松谷みよ子『モモちゃんとプー』(ISBN:4061192329)
     『モモちゃんとアカネちゃん』(ISBN:4061192337)
眠れぬ夜には児童文学なのです。20数年ぶりに読み返してますが、もう、号泣であります。悲しい辛いとかそういうんじゃなく、余りにも自分が失ってきた、或いは自分には手が届かないんじゃないかっていう枝分かれした道の先にあるものに、号泣であります。
パパとママの離婚の経緯が、子供向けの言葉で書かれているのに凄すぎるのです。パパが靴だけ帰ってくるようになって、ママはもの言わぬ靴に御飯を食べさせる、というような表現で始まって…ママはしにがみにうなされるようになって森のおばあさんに相談にゆきます。
おばあさんは二本の枯れかけた木が植わった鉢植えから、二本の木を抜きます。一本は地面に根を張りメキメキ元気になり、もう一本の木は歩き出しました。ママは、育つ木。パパは、動く木。

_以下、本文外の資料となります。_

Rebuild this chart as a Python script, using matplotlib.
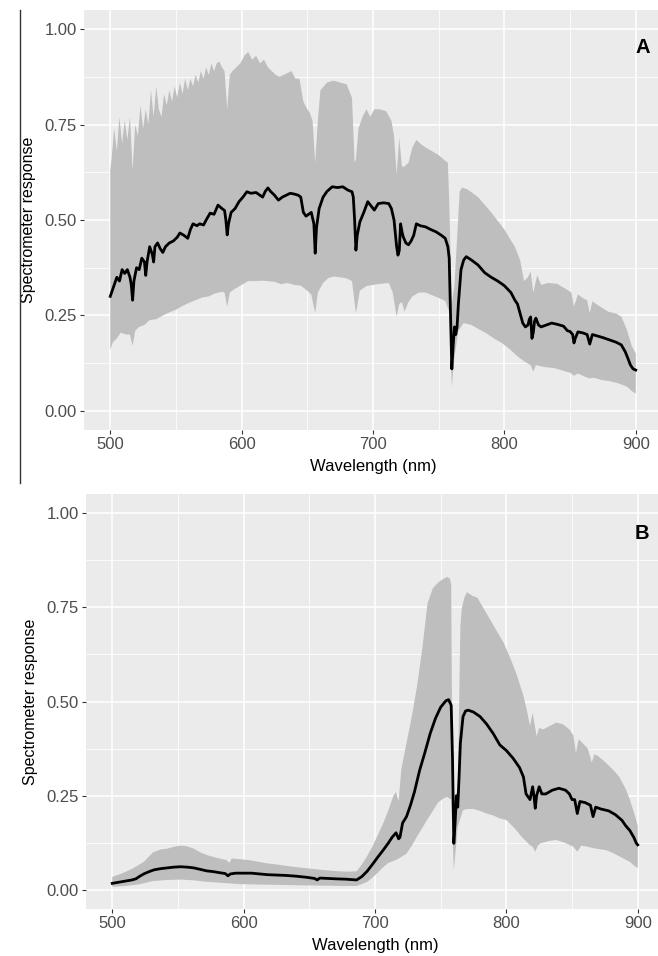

一緒に居たらダメになるよ、ということで二人はお別れしました。歩き出した木には小さな宿り木が着いていました…って、そうか、女が居たのか…なんて、かつては考えもしなかったとこに目がいく自分が悲しいです。
松谷みよ子の作品をかなり沢山読んできていると思うのだけど、今読んでも驚くぐらい「光」に「死」や「闇」が隣り合わせになっている。大島弓子のソレと近いような気がしてなるほどと思った。